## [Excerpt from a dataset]
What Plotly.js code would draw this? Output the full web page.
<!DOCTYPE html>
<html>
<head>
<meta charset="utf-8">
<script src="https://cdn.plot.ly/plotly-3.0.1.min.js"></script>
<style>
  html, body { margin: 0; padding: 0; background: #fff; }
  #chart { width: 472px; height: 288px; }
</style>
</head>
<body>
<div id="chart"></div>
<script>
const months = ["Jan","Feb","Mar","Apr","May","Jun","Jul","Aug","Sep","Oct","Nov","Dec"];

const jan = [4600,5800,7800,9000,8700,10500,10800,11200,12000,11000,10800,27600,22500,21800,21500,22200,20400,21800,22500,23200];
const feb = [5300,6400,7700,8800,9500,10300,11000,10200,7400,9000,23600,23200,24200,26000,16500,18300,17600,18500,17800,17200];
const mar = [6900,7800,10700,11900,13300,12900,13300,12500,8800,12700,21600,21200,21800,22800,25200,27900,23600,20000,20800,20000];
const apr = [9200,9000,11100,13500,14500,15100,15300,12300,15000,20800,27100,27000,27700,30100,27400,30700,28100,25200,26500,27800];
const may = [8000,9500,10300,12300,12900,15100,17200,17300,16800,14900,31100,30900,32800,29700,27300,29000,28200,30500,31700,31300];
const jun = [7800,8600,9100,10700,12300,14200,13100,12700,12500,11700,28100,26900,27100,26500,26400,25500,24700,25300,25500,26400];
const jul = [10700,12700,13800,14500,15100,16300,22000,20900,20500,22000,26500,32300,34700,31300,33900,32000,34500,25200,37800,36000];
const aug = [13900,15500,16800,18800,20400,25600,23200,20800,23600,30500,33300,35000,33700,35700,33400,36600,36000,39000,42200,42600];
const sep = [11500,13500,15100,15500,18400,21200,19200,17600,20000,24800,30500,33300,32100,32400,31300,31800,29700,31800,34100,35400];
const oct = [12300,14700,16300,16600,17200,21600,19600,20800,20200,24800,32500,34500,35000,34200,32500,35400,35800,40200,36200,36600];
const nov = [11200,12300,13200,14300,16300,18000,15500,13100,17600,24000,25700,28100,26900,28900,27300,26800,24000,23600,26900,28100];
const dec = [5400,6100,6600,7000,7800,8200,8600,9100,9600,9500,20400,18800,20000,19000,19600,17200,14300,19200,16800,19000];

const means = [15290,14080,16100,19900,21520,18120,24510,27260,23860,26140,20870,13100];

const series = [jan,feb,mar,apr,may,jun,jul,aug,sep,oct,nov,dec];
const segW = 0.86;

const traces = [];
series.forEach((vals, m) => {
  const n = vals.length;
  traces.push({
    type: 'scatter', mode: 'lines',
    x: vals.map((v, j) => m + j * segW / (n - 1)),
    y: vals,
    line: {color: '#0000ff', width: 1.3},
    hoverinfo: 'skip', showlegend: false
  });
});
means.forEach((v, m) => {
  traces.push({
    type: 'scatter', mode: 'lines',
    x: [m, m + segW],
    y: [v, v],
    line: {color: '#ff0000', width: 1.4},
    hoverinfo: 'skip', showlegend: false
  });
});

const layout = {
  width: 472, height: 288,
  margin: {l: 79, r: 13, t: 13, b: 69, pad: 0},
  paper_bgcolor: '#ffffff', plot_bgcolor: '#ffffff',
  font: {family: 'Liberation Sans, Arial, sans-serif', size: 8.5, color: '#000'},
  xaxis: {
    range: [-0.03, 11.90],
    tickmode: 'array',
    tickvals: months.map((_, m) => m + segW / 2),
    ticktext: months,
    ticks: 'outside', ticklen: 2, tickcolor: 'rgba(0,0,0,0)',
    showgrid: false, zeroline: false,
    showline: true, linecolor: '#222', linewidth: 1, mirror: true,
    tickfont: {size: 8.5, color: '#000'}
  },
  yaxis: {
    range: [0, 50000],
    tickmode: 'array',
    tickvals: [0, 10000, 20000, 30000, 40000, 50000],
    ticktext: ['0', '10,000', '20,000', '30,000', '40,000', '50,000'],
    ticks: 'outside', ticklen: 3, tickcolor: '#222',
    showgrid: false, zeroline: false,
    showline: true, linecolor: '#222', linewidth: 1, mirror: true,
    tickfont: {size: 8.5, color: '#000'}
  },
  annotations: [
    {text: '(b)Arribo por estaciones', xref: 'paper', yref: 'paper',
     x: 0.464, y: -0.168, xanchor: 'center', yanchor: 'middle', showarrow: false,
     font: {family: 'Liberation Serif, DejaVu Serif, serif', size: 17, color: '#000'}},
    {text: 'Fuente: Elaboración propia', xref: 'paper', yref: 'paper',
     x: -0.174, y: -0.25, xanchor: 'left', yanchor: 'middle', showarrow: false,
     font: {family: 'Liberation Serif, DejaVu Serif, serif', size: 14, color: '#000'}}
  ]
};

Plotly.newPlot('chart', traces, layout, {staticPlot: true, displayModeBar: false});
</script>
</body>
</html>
==
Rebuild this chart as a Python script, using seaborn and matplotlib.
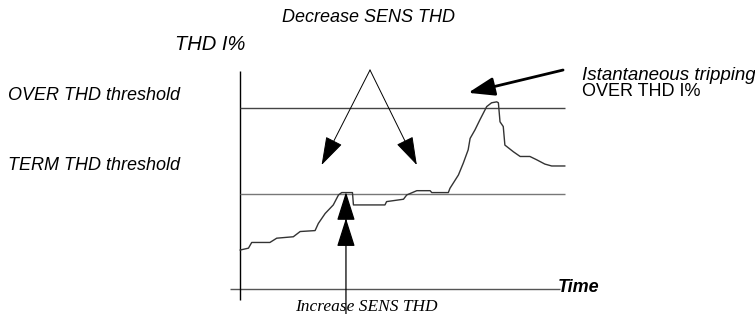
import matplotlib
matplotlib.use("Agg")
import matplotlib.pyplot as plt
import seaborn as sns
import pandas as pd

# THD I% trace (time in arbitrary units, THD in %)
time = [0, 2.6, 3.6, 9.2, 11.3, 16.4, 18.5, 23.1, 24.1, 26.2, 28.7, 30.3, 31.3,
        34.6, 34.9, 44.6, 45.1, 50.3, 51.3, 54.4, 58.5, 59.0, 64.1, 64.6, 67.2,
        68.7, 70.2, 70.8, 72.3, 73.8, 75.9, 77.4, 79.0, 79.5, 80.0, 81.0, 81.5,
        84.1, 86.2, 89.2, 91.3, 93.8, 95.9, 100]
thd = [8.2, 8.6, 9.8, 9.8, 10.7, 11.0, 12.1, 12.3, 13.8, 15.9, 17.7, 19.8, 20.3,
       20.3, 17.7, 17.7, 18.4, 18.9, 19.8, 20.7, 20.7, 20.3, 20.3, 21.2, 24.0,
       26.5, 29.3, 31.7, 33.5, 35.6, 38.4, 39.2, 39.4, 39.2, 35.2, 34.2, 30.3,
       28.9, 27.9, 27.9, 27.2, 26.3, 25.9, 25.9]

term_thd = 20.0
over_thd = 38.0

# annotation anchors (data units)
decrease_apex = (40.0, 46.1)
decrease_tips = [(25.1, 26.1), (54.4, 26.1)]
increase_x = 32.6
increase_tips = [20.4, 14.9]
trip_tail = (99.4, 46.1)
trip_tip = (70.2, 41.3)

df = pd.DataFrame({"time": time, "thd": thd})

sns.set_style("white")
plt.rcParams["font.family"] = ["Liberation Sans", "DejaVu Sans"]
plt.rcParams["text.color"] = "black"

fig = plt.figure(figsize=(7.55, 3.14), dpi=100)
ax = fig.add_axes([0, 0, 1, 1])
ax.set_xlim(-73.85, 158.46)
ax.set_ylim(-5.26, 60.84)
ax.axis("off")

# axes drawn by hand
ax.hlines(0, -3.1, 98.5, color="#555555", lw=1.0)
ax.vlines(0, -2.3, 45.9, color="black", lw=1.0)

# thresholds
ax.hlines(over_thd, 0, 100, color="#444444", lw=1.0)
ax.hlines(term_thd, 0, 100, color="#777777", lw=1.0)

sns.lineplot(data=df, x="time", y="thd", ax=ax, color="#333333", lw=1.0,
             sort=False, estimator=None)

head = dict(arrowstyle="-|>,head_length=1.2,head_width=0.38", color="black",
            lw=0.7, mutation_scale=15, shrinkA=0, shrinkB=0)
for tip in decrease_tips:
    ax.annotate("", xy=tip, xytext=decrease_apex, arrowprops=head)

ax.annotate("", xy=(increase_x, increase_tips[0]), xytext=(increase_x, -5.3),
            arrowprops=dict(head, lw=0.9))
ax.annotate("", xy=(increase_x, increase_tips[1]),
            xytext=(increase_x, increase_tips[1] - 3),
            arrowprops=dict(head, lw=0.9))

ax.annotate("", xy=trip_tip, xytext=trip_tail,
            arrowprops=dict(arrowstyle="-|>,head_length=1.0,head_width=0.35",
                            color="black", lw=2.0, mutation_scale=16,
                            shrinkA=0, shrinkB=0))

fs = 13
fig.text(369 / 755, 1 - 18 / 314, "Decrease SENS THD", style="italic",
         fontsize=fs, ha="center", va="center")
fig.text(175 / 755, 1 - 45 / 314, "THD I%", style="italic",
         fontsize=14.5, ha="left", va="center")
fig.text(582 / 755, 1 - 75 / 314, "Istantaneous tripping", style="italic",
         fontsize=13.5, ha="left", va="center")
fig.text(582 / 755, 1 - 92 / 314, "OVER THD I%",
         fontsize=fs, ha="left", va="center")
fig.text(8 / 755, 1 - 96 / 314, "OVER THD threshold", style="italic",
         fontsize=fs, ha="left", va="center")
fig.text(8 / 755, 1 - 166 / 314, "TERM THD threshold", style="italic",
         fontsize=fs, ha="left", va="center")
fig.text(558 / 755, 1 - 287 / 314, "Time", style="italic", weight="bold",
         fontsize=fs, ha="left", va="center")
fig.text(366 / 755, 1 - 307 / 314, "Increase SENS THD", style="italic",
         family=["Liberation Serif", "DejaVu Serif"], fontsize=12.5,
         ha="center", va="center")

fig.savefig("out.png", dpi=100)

## [Goal]
Above are the records. Copy only the lines from the one with "Rebuild this chart" through the one with "import pandas as pd", exactly, with no pictures.

## [Result]
Rebuild this chart as a Python script, using seaborn and matplotlib.
import matplotlib
matplotlib.use("Agg")
import matplotlib.pyplot as plt
import seaborn as sns
import pandas as pd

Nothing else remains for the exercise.